Einfacher gestrickt und damit wohl langlebiger ist die Sessel-Kollektion "Jumper" aus der Manufaktur Established Sons. Das moderne Design in Verbindung mit Bezügen aus weichem, dabei strapazierfähigem Industrie-Strick in verschiedenen Muster- und Farbkombinationen verbindet Funktionalität mit Wärme auf unangestrengte Weise. "Diese Stühle haben eine eigene Persönlichkeit, drängen sich aber nicht auf. Damit lassen sie sich in fast alle Wohn-Bilder integrieren", sagt Einrichtungsberater Heiko Hoops von Gärtner Internationale Möbel.
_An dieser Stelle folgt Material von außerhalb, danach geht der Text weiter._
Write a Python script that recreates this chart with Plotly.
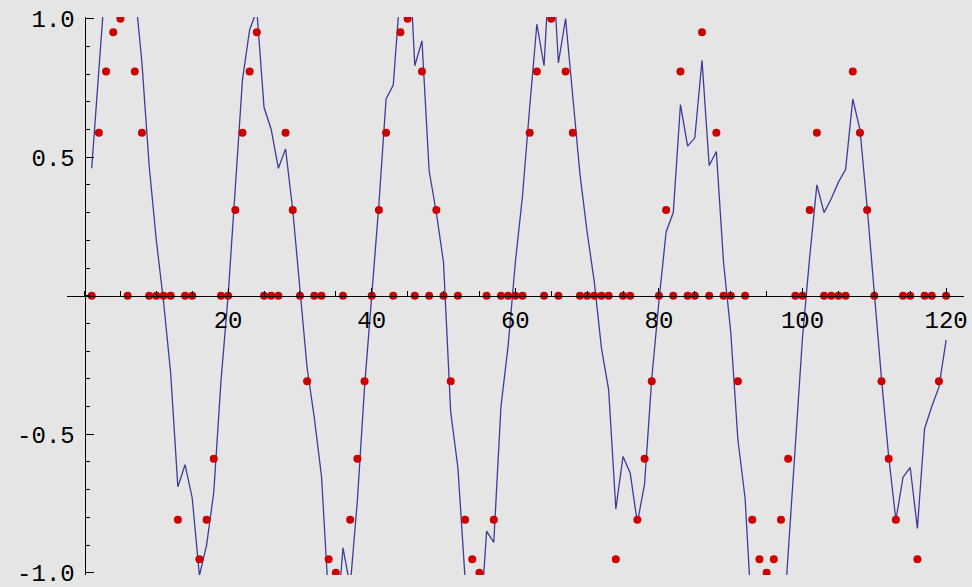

Ursprünglich und ebenfalls "handmade" sind die grob gestrickten Lampenschirme der Serie "Granny" von Casamania, die in mehreren Farben sowie zwei Größen erhältlich sind. Besonders auch für Accessoires eignet sich Gestricktes. Je nach Strickart und Materialstärke lassen sich vom Kissen bis zur kleinen Kaffeemütze viele Wohngegenstände einpacken. So hat die englische Designerin Anette Bugansky Vasen oder Schalen durch verschiedene Strick-Optiken verschönert, die im Einrichtungsgeschäft Richard angeboten werden. Das alltagstaugliche Teeservice "Laine Blanche" (ASA-Selection) greift den Maschen-Trend in Form eines realistisch anmutenden Strickreliefs sogar noch auf.

Ein Hingucker sind auch die bunten Sitzpuffs Picot (ab 618 Euro), entworfen in 20 Farben von der Designerin Paola Lenti. Sie werden in unterschiedlichen Materialien angefertigt - aus einem dickeren Wollgarn für den Innenbereich oder einem synthetischen Seil (Rope) für draußen. Beide Ausführungen haben eine Füllung aus kleinen Polystyrolkugeln. Eine besondere Ummantelung der Kugeln verhindert ein Zusammenkleben durch Feuchtigkeit. Regenwasser kann also eindringen und fließt ungehindert wieder raus. Angeboten werden sie rund in zwei Durchmessern (60 und 43 Zentimeter) und eckig (60 mal 60 Zentimeter).

Insgesamt dürfte es mit dieser Optik in der kommenden Saison farbenfroher zugehen, wie Trend-Experte Christoph Berns prophezeit: "Bei den Bezugsstoffen bekommen wir es mit sehr klaren, leuchtenden Grundfarben zu tun, vor allem Blau und Rot werden eine große Rolle spielen." Das bedeutet: Strick-Möbel bringen in Zukunft nicht nur Wärme, sondern vor allem Optimismus ins Haus. Beides dürfte sich gut verkaufen.